Goal of the exercise — Check the listing below for lines with the word "matplotlib" and say how many there are, with nothing but the number.

Given data —
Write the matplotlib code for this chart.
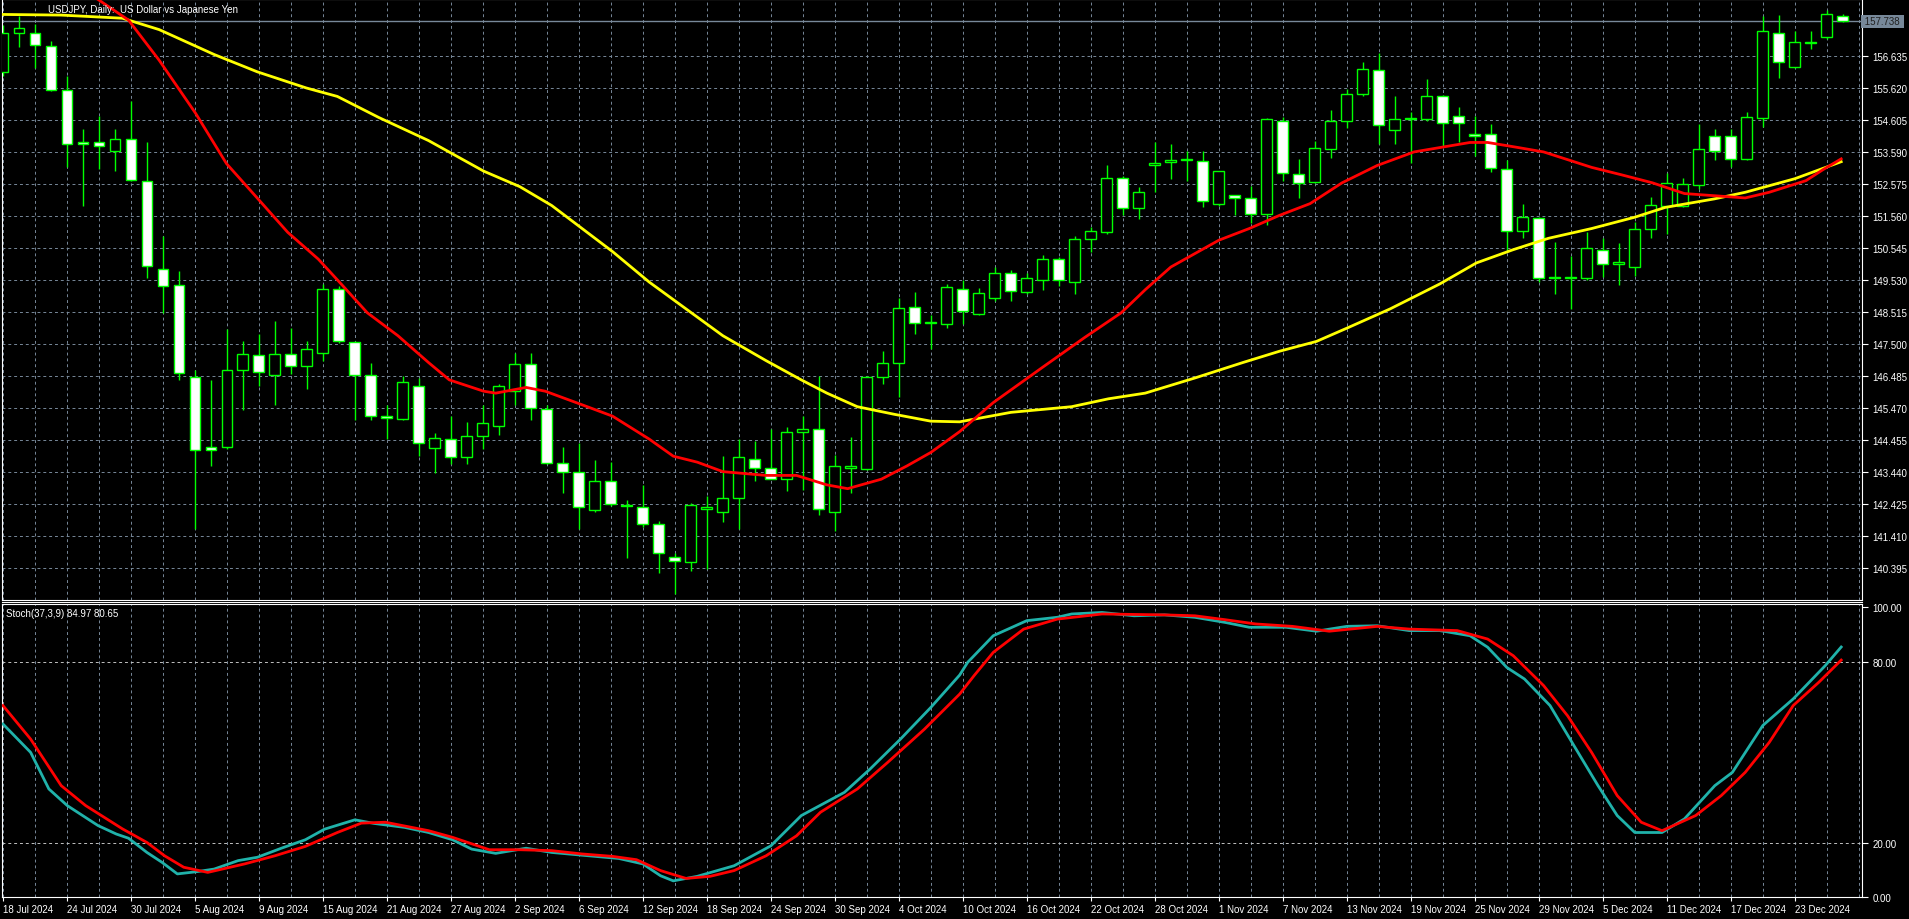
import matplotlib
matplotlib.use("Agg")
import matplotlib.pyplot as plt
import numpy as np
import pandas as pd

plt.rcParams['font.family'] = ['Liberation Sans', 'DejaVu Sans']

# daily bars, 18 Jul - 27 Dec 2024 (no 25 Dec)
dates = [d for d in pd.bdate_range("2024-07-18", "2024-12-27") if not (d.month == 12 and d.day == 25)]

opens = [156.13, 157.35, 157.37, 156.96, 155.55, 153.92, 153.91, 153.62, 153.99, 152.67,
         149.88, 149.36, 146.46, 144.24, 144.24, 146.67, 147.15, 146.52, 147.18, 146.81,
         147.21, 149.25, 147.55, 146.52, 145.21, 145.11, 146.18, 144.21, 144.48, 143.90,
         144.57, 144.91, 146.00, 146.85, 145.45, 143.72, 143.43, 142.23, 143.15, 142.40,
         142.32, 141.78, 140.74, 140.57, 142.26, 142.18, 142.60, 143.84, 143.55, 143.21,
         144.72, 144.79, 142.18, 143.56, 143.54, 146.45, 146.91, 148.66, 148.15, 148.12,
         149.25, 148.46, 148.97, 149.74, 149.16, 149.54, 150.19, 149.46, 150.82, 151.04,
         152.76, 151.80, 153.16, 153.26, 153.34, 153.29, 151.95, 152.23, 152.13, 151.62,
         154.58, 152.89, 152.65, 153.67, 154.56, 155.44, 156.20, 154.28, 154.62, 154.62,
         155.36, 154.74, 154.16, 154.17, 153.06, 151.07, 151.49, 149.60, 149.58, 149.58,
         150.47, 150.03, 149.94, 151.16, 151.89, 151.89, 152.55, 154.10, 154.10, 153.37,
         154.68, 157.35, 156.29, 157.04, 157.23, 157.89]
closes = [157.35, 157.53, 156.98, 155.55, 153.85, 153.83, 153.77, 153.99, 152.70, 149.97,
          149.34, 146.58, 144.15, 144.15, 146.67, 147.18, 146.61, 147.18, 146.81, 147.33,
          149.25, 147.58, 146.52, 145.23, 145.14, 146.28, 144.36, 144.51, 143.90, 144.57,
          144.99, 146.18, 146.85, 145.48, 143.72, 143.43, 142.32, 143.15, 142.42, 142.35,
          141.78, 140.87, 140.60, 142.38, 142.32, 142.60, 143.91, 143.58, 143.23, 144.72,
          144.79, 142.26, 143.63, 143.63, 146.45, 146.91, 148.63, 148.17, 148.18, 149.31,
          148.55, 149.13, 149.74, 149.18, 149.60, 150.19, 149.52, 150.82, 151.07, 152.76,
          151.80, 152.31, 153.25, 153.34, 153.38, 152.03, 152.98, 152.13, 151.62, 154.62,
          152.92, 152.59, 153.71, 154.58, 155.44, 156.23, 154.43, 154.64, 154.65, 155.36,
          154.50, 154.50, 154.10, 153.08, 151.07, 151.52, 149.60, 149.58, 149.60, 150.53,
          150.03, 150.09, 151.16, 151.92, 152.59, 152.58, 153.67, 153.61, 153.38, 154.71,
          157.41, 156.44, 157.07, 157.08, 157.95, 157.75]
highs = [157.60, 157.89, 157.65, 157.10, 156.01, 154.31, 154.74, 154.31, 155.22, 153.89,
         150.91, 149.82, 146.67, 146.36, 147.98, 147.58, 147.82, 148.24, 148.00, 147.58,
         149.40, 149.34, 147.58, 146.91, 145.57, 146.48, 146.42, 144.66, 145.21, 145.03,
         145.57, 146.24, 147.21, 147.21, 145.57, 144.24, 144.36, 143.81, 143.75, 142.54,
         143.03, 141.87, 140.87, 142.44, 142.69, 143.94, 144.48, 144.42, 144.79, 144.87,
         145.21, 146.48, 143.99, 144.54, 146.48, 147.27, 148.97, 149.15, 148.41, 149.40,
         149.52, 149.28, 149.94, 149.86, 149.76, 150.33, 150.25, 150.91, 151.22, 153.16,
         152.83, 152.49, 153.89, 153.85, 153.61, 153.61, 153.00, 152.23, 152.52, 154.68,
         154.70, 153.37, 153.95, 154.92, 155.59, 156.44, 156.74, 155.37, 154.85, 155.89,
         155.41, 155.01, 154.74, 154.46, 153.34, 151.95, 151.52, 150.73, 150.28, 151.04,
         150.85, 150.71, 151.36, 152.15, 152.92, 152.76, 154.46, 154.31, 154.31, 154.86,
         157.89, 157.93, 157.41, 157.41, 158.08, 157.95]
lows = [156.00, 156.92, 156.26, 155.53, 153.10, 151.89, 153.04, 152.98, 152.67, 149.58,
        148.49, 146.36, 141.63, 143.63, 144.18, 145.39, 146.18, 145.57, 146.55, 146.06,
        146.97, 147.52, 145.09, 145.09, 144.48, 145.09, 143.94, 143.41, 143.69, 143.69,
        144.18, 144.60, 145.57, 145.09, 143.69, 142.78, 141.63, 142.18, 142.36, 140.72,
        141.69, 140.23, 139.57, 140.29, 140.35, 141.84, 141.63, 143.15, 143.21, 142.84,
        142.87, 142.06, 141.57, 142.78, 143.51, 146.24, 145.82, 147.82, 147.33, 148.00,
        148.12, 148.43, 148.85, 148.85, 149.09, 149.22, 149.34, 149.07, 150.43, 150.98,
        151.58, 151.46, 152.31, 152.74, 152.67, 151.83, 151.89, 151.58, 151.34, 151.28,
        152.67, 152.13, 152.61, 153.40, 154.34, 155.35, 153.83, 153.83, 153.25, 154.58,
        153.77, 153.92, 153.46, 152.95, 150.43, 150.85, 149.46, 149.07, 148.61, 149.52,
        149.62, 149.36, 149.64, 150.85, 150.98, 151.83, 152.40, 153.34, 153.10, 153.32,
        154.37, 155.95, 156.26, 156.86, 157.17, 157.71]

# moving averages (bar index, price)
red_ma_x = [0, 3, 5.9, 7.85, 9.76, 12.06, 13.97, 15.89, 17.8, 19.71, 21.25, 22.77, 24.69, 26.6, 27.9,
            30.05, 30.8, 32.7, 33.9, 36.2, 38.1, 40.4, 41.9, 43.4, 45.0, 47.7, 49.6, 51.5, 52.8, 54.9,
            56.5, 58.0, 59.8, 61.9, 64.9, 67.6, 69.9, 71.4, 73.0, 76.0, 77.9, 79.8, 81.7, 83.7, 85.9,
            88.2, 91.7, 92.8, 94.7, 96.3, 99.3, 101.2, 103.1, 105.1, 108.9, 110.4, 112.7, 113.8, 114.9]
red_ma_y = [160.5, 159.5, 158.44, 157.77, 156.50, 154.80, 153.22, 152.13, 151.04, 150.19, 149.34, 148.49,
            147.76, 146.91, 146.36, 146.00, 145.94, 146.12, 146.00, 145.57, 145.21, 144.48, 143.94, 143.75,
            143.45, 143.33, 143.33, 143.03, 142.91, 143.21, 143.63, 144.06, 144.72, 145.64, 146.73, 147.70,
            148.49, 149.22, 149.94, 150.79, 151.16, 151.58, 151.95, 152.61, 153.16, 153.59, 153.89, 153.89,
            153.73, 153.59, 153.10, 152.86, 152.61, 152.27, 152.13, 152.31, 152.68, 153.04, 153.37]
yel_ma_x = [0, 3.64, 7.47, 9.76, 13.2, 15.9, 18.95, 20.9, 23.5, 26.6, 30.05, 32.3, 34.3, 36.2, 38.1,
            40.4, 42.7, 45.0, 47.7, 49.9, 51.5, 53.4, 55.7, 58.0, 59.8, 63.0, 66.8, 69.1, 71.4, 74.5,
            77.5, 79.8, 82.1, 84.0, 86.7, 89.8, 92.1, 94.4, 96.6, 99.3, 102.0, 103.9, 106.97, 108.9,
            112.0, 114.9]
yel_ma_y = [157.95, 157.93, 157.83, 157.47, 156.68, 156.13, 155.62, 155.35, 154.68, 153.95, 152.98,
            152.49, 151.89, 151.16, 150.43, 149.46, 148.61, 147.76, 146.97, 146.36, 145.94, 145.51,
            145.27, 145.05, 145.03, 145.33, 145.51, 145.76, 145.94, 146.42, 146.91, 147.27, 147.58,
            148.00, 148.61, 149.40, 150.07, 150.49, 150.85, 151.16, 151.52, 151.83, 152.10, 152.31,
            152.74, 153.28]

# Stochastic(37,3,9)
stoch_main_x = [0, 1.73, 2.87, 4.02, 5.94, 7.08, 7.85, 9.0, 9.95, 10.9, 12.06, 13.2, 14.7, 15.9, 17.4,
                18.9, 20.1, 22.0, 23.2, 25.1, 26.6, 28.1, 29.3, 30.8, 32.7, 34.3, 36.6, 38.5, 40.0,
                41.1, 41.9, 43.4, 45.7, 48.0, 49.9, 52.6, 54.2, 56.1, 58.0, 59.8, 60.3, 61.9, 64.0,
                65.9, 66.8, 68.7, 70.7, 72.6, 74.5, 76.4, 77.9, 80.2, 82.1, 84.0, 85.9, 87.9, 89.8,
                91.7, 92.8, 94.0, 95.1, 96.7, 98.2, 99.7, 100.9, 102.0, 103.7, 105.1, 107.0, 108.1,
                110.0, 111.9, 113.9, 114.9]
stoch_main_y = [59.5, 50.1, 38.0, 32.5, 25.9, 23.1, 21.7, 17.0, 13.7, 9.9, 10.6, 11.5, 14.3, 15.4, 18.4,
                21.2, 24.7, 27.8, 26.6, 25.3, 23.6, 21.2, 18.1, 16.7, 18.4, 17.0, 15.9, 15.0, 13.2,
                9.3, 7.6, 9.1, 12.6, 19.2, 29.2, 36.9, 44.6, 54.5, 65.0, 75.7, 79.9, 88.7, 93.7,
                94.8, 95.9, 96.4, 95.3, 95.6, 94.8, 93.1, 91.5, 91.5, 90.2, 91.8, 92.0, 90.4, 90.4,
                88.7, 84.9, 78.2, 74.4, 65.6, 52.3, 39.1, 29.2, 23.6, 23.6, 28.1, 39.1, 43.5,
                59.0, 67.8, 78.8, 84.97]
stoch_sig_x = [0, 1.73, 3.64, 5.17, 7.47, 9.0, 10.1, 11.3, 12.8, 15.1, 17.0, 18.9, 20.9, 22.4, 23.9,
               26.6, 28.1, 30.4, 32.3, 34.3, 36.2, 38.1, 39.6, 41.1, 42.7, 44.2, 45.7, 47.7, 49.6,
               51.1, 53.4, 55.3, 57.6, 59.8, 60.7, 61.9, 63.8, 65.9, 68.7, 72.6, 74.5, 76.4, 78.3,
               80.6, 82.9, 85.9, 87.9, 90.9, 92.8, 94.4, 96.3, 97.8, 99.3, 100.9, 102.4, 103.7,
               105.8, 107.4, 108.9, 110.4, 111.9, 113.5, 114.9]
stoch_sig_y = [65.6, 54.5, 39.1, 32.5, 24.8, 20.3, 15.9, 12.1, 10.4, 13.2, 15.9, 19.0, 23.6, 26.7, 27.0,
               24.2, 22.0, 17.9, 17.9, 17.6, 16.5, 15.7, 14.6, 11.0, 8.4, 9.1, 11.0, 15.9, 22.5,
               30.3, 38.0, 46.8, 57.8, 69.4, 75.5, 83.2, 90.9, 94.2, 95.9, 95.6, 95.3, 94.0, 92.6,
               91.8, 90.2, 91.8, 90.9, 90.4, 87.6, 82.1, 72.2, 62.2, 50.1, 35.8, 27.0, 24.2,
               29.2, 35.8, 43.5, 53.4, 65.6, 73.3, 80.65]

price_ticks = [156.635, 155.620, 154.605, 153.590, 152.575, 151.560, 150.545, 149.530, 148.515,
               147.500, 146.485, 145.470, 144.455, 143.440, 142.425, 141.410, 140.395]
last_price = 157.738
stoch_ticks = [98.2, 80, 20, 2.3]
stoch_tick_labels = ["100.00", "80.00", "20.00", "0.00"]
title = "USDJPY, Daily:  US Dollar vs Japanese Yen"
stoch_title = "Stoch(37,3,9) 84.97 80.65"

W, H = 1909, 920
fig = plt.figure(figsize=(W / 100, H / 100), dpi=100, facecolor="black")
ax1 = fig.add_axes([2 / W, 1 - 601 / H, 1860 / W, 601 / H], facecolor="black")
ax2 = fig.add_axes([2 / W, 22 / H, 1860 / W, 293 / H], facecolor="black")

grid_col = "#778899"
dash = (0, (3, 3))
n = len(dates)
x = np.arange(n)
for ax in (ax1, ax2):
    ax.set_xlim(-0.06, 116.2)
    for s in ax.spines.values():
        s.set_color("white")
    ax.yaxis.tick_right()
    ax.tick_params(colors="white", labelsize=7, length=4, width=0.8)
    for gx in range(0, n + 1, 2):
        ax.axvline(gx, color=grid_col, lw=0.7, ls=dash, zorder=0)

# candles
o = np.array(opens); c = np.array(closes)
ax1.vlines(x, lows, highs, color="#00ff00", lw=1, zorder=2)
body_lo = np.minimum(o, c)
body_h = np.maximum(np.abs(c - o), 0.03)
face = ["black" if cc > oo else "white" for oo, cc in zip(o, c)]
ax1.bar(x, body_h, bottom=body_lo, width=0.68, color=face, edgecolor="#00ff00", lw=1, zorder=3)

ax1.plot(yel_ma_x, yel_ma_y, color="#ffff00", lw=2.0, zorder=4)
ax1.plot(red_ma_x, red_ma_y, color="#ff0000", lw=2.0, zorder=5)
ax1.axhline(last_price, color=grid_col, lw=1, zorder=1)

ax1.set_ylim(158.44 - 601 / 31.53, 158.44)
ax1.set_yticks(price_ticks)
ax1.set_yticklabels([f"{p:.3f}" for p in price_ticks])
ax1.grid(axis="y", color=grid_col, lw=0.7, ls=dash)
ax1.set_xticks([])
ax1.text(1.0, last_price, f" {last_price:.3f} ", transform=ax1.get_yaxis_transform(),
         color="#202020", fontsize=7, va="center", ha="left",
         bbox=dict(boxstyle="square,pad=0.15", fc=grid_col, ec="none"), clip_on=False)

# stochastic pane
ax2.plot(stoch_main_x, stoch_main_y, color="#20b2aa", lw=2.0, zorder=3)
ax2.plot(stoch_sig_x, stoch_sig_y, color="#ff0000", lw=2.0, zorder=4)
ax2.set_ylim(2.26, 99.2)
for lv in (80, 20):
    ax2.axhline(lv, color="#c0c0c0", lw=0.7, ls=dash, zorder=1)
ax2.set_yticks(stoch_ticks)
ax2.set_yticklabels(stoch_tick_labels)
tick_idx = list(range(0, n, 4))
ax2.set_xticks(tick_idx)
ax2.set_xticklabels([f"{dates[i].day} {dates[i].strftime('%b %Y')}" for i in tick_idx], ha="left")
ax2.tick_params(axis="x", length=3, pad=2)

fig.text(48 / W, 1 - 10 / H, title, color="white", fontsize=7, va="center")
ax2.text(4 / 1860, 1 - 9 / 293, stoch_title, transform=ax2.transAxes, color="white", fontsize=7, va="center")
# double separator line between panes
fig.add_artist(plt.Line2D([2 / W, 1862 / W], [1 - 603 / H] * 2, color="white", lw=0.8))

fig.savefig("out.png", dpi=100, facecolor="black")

Result — 4